▶ _TASK REQUIREMENTS_
Print exactly the lines from the first one down to the line containing "const series = ['Air', '1-day", both ends included, with no pictures and nothing else.

╔══

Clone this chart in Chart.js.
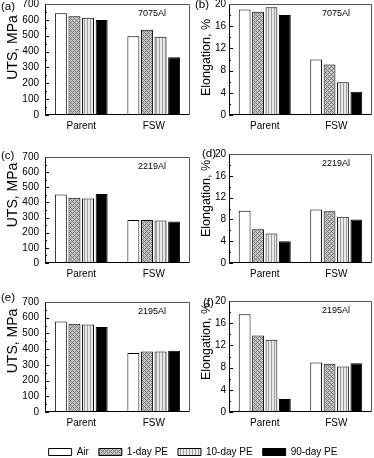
<!DOCTYPE html>
<html>
<head>
<meta charset="utf-8">
<script src="https://cdn.jsdelivr.net/npm/chart.js@4"></script>
<style>
  body { margin: 0; background: #fff; }
  #wrap { position: relative; width: 374px; height: 458px; overflow: hidden; }
  canvas { position: absolute; }
</style>
</head>
<body>
<div id="wrap">
  <canvas id="pa" width="193" height="153" style="left:0;top:-8px"></canvas>
  <canvas id="pb" width="181" height="153" style="left:193px;top:-8px"></canvas>
  <canvas id="pc" width="193" height="145" style="left:0;top:145px"></canvas>
  <canvas id="pd" width="181" height="145" style="left:193px;top:145px"></canvas>
  <canvas id="pe" width="193" height="140" style="left:0;top:290px"></canvas>
  <canvas id="pf" width="181" height="140" style="left:193px;top:290px"></canvas>
  <canvas id="leg" width="374" height="60" style="left:0;top:437px"></canvas>
</div>
<script>
// categorias e séries
const categorias = ['Parent', 'FSW'];
const series = ['Air', '1-day PE', '10-day PE', '90-day PE'];

// valores, na ordem das séries
const uts7075Parent = [641, 623, 613, 599];
const uts7075Fsw = [497, 538, 494, 364];
const along7075Parent = [19.0, 18.6, 19.4, 18.0];
const along7075Fsw = [10.0, 9.1, 5.9, 4.2];

const uts2219Parent = [452, 431, 426, 455];
const uts2219Fsw = [284, 284, 280, 274];
const along2219Parent = [9.6, 6.2, 5.4, 4.0];
const along2219Fsw = [9.8, 9.5, 8.5, 8.0];

const uts2195Parent = [576, 562, 557, 541];
const uts2195Fsw = [376, 385, 385, 390];
const along2195Parent = [17.6, 13.8, 13.0, 2.35];
const along2195Fsw = [8.9, 8.7, 8.2, 8.8];

const fonte = '"Liberation Sans", Arial, sans-serif';

// padrões de preenchimento das barras
function padraoCruzado() {
    const c = document.createElement('canvas');
    c.width = 4; c.height = 4;
    const g = c.getContext('2d');
    for (let x = 0; x < 4; x++) {
        for (let y = 0; y < 4; y++) {
            const escuro = (x + y) % 4 === 0 || (x - y + 4) % 4 === 0;
            g.fillStyle = escuro ? '#7c7c7c' : '#c4c4c4';
            g.fillRect(x, y, 1, 1);
        }
    }
    return g.createPattern(c, 'repeat');
}

function padraoVertical() {
    const c = document.createElement('canvas');
    c.width = 3; c.height = 1;
    const g = c.getContext('2d');
    g.fillStyle = '#e8e8e8';
    g.fillRect(0, 0, 3, 1);
    g.fillStyle = '#a0a0a0';
    g.fillRect(0, 0, 1, 1);
    return g.createPattern(c, 'repeat');
}

const cores = ['#ffffff', padraoCruzado(), padraoVertical(), '#000000'];

// moldura, ticks menores e textos do painel
const decoracao = {
    id: 'decoracao',
    afterDraw(chart, args, o) {
        const { ctx, chartArea: a, scales: { y } } = chart;
        ctx.save();
        ctx.lineWidth = 1;
        ctx.strokeStyle = '#000';
        // ticks para dentro
        let n = 0;
        for (let v = y.min; v <= y.max + 1e-9; v += o.passoMenor, n++) {
            const py = Math.round(y.getPixelForValue(v)) + 0.5;
            const len = n % 2 === 0 ? 4 : 2;
            ctx.beginPath();
            ctx.moveTo(a.left, py);
            ctx.lineTo(a.left + len, py);
            ctx.stroke();
        }
        // eixos esquerdo e inferior
        const l = Math.round(a.left) + 0.5, r = Math.round(a.right) - 0.5;
        const t = Math.round(a.top) + 0.5, b = Math.round(a.bottom) - 0.5;
        ctx.beginPath();
        ctx.moveTo(l, t); ctx.lineTo(l, b); ctx.lineTo(r, b);
        ctx.stroke();
        ctx.strokeStyle = '#555';
        ctx.beginPath();
        ctx.moveTo(l, t); ctx.lineTo(r, t); ctx.lineTo(r, b);
        ctx.stroke();

        ctx.fillStyle = '#000';
        ctx.textBaseline = 'middle';
        ctx.font = '11.5px ' + fonte;
        ctx.fillText(o.letra, o.letraPos[0], a.top + o.letraPos[1]);
        ctx.font = '9px ' + fonte;
        ctx.fillText(o.liga, a.left + 93, a.top + 10);

        // título do eixo y
        ctx.translate(o.tituloX, (a.top + a.bottom) / 2 + o.tituloDy);
        ctx.rotate(-Math.PI / 2);
        ctx.textAlign = 'center';
        ctx.font = o.tituloFonte + 'px ' + fonte;
        ctx.fillText(o.titulo, 0, 0);
        ctx.restore();
    }
};

function criarPainel(id, parent, fsw, cfg) {
    const datasets = series.map((nome, i) => ({
        label: nome,
        data: [parent[i], fsw[i]],
        backgroundColor: cores[i],
        borderColor: '#000',
        borderWidth: 1,
        categoryPercentage: 0.75,
        barPercentage: 0.88
    }));

    const canvas = document.getElementById(id);
    new Chart(canvas.getContext('2d'), {
        type: 'bar',
        data: { labels: categorias, datasets: datasets },
        options: {
            responsive: false,
            animation: false,
            devicePixelRatio: 1,
            layout: { padding: { top: cfg.topo, right: cfg.direita, left: 0, bottom: 0 } },
            plugins: {
                legend: { display: false },
                tooltip: { enabled: false },
                decoracao: cfg.deco
            },
            scales: {
                x: {
                    grid: { display: false, drawTicks: false },
                    border: { display: false },
                    ticks: { color: '#000', padding: 5, font: { family: fonte, size: 10 } },
                    afterFit: s => { s.height = cfg.alturaX; }
                },
                y: {
                    min: 0,
                    max: cfg.max,
                    grid: { display: false, drawTicks: false },
                    border: { display: false },
                    ticks: { stepSize: cfg.passo, autoSkip: false, color: '#000', padding: cfg.padY, font: { family: fonte, size: 10 } },
                    afterFit: s => { s.width = cfg.larguraY; }
                }
            }
        },
        plugins: [decoracao]
    });
}

const esquerda = { direita: 3, larguraY: 45, padY: 6, max: 700, passo: 100 };
const direita = { direita: 2, larguraY: 36, padY: 3, max: 20, passo: 4 };

criarPainel('pa', uts7075Parent, uts7075Fsw, Object.assign({}, esquerda, {
    topo: 12, alturaX: 30,
    deco: { letra: '(a)', letraPos: [1, 3], liga: '7075Al', titulo: 'UTS, MPa', tituloX: 13, tituloDy: -12, tituloFonte: 14, passoMenor: 50 }
}));
criarPainel('pb', along7075Parent, along7075Fsw, Object.assign({}, direita, {
    topo: 12, alturaX: 30,
    deco: { letra: '(b)', letraPos: [2, 1], liga: '7075Al', titulo: 'Elongation, %', tituloX: 14, tituloDy: -2, tituloFonte: 12.5, passoMenor: 2 }
}));
criarPainel('pc', uts2219Parent, uts2219Fsw, Object.assign({}, esquerda, {
    topo: 8, alturaX: 27,
    deco: { letra: '(c)', letraPos: [1, -1], liga: '2219Al', titulo: 'UTS, MPa', tituloX: 13, tituloDy: -15, tituloFonte: 14, passoMenor: 50 }
}));
criarPainel('pd', along2219Parent, along2219Fsw, Object.assign({}, direita, {
    topo: 8, alturaX: 27,
    deco: { letra: '(d)', letraPos: [9, 0], liga: '2219Al', titulo: 'Elongation, %', tituloX: 14, tituloDy: -10, tituloFonte: 12.5, passoMenor: 2 }
}));
criarPainel('pe', uts2195Parent, uts2195Fsw, Object.assign({}, esquerda, {
    topo: 11, alturaX: 18,
    deco: { letra: '(e)', letraPos: [1, -4], liga: '2195Al', titulo: 'UTS, MPa', tituloX: 13, tituloDy: -16, tituloFonte: 14, passoMenor: 50 }
}));
criarPainel('pf', along2195Parent, along2195Fsw, Object.assign({}, direita, {
    topo: 11, alturaX: 18,
    deco: { letra: '(f)', letraPos: [10, 2], liga: '2195Al', titulo: 'Elongation, %', tituloX: 14, tituloDy: -15, tituloFonte: 12.5, passoMenor: 2 }
}));

// legenda comum na parte de baixo
new Chart(document.getElementById('leg').getContext('2d'), {
    type: 'bar',
    data: {
        labels: [],
        datasets: series.map((nome, i) => ({
            label: nome, data: [], backgroundColor: cores[i], borderColor: '#000', borderWidth: 1
        }))
    },
    options: {
        responsive: false,
        animation: false,
        devicePixelRatio: 1,
        layout: { padding: { left: 12, right: 0 } },
        scales: { x: { display: false }, y: { display: false } },
        plugins: {
            tooltip: { enabled: false },
            legend: {
                position: 'top',
                onClick: null,
                labels: {
                    boxWidth: 23, boxHeight: 7, padding: 10, color: '#000',
                    font: { family: fonte, size: 10 }
                }
            }
        }
    }
});
</script>
</body>
</html>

╚══

▶ _SOLUTION_
Clone this chart in Chart.js.
<!DOCTYPE html>
<html>
<head>
<meta charset="utf-8">
<script src="https://cdn.jsdelivr.net/npm/chart.js@4"></script>
<style>
  body { margin: 0; background: #fff; }
  #wrap { position: relative; width: 374px; height: 458px; overflow: hidden; }
  canvas { position: absolute; }
</style>
</head>
<body>
<div id="wrap">
  <canvas id="pa" width="193" height="153" style="left:0;top:-8px"></canvas>
  <canvas id="pb" width="181" height="153" style="left:193px;top:-8px"></canvas>
  <canvas id="pc" width="193" height="145" style="left:0;top:145px"></canvas>
  <canvas id="pd" width="181" height="145" style="left:193px;top:145px"></canvas>
  <canvas id="pe" width="193" height="140" style="left:0;top:290px"></canvas>
  <canvas id="pf" width="181" height="140" style="left:193px;top:290px"></canvas>
  <canvas id="leg" width="374" height="60" style="left:0;top:437px"></canvas>
</div>
<script>
// categorias e séries
const categorias = ['Parent', 'FSW'];
const series = ['Air', '1-day PE', '10-day PE', '90-day PE'];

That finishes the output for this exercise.